Additional Considerations
Many European countries also impose solidarity surcharges or social contributions to fund healthcare, pensions, and unemployment benefits. For example, France and Germany impose additional levies beyond regular income tax to support their social security systems.
3. Corporate Tax in Europe
What is Corporate Tax?
Corporate tax is levied on the profits of businesses operating in a country. Each country sets its own corporate tax rate, leading to significant differences in taxation policies across Europe.
Corporate Tax Rates Across Europe
Some countries maintain high corporate tax rates, while others offer low rates to attract foreign investments. Here are some corporate tax rates in key European nations:
- Ireland – 12.5% (one of the lowest in Europe, attracting many multinational corporations).
- Hungary – 9% (the lowest corporate tax rate in the EU).
- France – 25% (recently reduced from 33.3% to improve business competitiveness).
- Germany – Around 30% (including local business taxes).
- United Kingdom – 25% (as of 2023, up from the previous 19%).
Tax-Friendly Countries for Businesses
Some European countries have become business hubs due to their low corporate tax rates and favorable policies. Ireland, Estonia, and Hungary are particularly attractive for startups and large corporations alike. Estonia’s tax system, for example, allows companies to defer tax on profits until they are distributed as dividends, encouraging reinvestment.
Comparing Tax Burdens in Europe
While corporate tax rates, VAT, and income tax are crucial, they don’t tell the whole story. The overall tax burden on individuals and businesses depends on additional factors such as social security contributions, property taxes, and wealth taxes.
Countries with High Tax Burdens:
- Denmark, Sweden, and France – These countries have some of the highest total tax burdens in Europe, with a significant portion of income going toward public services like healthcare, education, and social welfare.
- Belgium and Germany – High taxes on labor, making it expensive for companies to hire workers.

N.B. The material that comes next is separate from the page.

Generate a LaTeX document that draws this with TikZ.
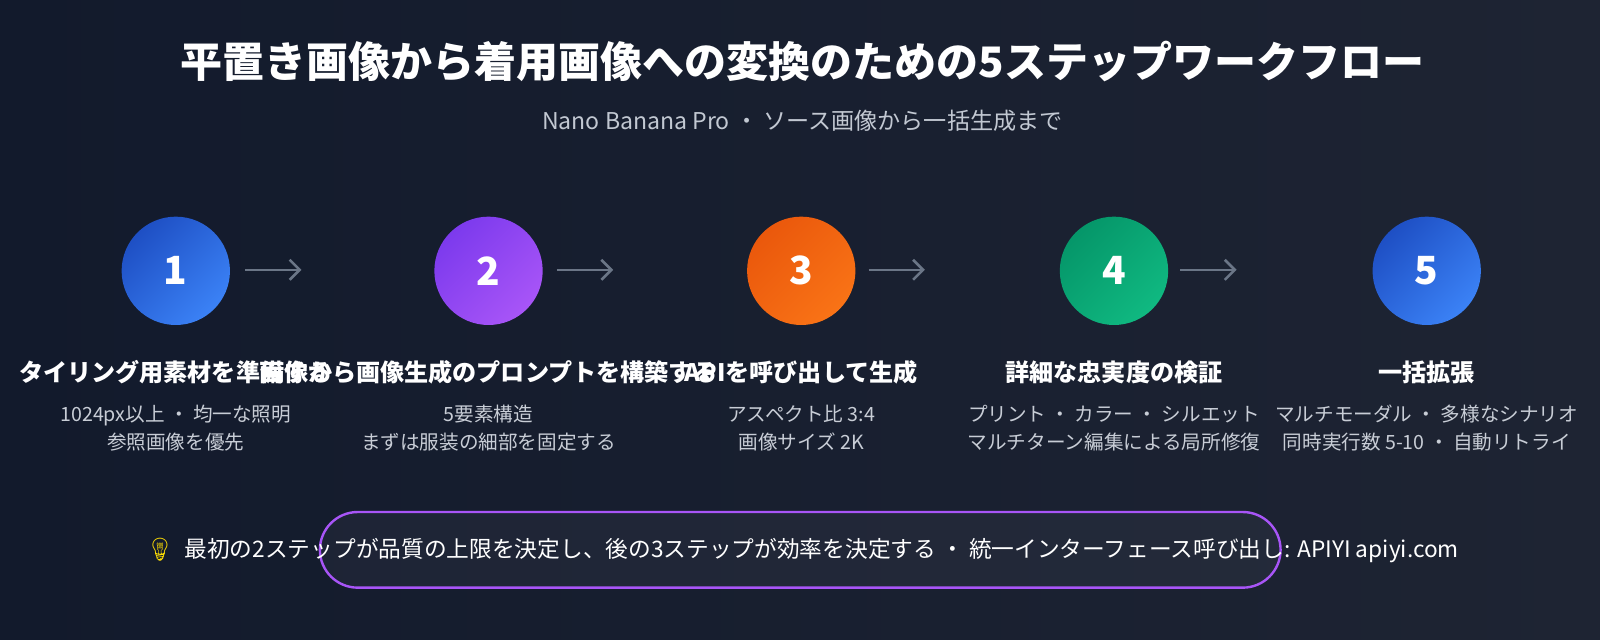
\documentclass[tikz,border=0pt]{standalone}
\usepackage{fontspec}
\setmainfont{Noto Sans CJK JP}
\newfontfamily\emo{Noto Emoji}
\usetikzlibrary{arrows.meta}
\definecolor{bgA}{HTML}{121A2C}
\definecolor{bgB}{HTML}{1E2433}
\definecolor{sub}{HTML}{C2C8D2}
\definecolor{desc}{HTML}{C8CDD6}
\definecolor{arr}{HTML}{6B7687}
\definecolor{pur}{HTML}{A855F7}
\definecolor{bA}{HTML}{1E4FC4}\definecolor{bB}{HTML}{3B82F6}
\definecolor{pA}{HTML}{7C3AED}\definecolor{pB}{HTML}{A855F7}
\definecolor{oA}{HTML}{EA580C}\definecolor{oB}{HTML}{F97316}
\definecolor{gA}{HTML}{059669}\definecolor{gB}{HTML}{10B981}
\newlength\unitlen \setlength\unitlen{0.511pt}
\tikzset{
  stepc/.style 2 args={circle,minimum size=106\unitlen,inner sep=0pt,text=white,font=\bfseries\fontsize{19.4}{19.4}\selectfont,top color=#1,bottom color=#2,shading angle=45},
  ttl/.style={text=white,font=\bfseries\fontsize{12.05}{14}\selectfont,inner sep=0pt},
  dsc/.style={text=desc,font=\fontsize{9.8}{14.3}\selectfont,align=center,inner sep=0pt},
  link/.style={draw=arr,line width=1.3pt,-{Straight Barb[length=5pt,width=10pt]}},
}
\begin{document}
\begin{tikzpicture}[x=0.511pt,y=-0.511pt]
\shade[left color=bgA,right color=bgB] (0,0) rectangle (1566,627);
\node[text=white,font=\bfseries\fontsize{21}{24}\selectfont] (title) at (785,60) {平置き画像から着用画像への変換のための5ステップワークフロー};
\node[text=sub,font=\fontsize{11.55}{14}\selectfont] (subt) at (785,118) {Nano Banana Pro ・ ソース画像から一括生成まで};
\node[stepc={bA}{bB}] (c1) at (172,265) {1};
\node[stepc={pA}{pB}] (c2) at (478,265) {2};
\node[stepc={oA}{oB}] (c3) at (784,265) {3};
\node[stepc={gA}{gB}] (c4) at (1090,265) {4};
\node[stepc={bA}{bB}] (c5) at (1396,265) {5};
\draw[link] (240,264) -- (295,264);
\draw[link] (545,264) -- (600,264);
\draw[link] (850,264) -- (905,264);
\draw[link] (1155,264) -- (1210,264);
\node[ttl] (t1) at (172,364) {タイリング用素材を準備する};
\node[ttl] (t2) at (478,364) {画像から画像生成のプロンプトを構築する};
\node[ttl] (t3) at (784,364) {APIを呼び出して生成};
\node[ttl] (t4) at (1090,364) {詳細な忠実度の検証};
\node[ttl] (t5) at (1396,364) {一括拡張};
\node[dsc] (d1) at (172,419) {1024px以上 ・ 均一な照明\\参照画像を優先};
\node[dsc] (d2) at (478,419) {5要素構造\\まずは服装の細部を固定する};
\node[dsc] (d3) at (784,419) {アスペクト比 3:4\\画像サイズ 2K};
\node[dsc] (d4) at (1090,419) {プリント ・ カラー ・ シルエット\\マルチターン編集による局所修復};
\node[dsc] (d5) at (1396,419) {マルチモーダル ・ 多様なシナリオ\\同時実行数 5-10 ・ 自動リトライ};
\draw[draw=pur,line width=1.2pt,fill=white,fill opacity=0.04,rounded corners=37\unitlen] (313,501) rectangle (1253,575);
\node[text=white,font=\fontsize{11.35}{14}\selectfont] (note) at (785,539) {{\emo\textcolor{yellow!80!orange}{💡}}\ \ 最初の2ステップが品質の上限を決定し、後の3ステップが効率を決定する ・ 統一インターフェース呼び出し: APIYI apiyi.com};
\pgfresetboundingbox
\useasboundingbox (0,0) rectangle (1565.56,626.22);
\end{tikzpicture}
\end{document}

Countries with Low Tax Burdens:
- Ireland, Estonia, and Bulgaria – These countries offer low corporate and income tax rates, making them attractive to both businesses and individuals.
- Portugal – The Non-Habitual Resident (NHR) program offers tax incentives to foreign professionals and retirees.
How Taxes Affect Individuals and Businesses in Europe
For Individuals:
- If you’re moving to Europe for work, understanding income tax brackets and social contributions is crucial.
- Countries like Portugal and Malta offer tax incentives for foreign retirees and professionals.
- High-tax countries like Sweden and Denmark provide extensive public benefits such as free healthcare and education.
For Businesses:
- Corporate tax rates play a major role in choosing where to establish a company.
- Low-tax countries like Ireland and Estonia attract multinational corporations.
- VAT obligations vary, and businesses must register for VAT in multiple countries if selling across borders.
Conclusion: Navigating the European Tax Landscape
Europe has one of the most diverse and complex tax systems in the world. Understanding VAT, income tax, and corporate tax rates can help individuals and businesses make informed financial decisions.
If you are planning to work or start a business in Europe, it’s essential to consider the tax policies of each country. While some nations offer low corporate tax rates to attract businesses, others impose higher taxes in exchange for strong public services and social benefits.
For more in-depth advice, consulting a tax professional who specializes in European taxation is always a good idea.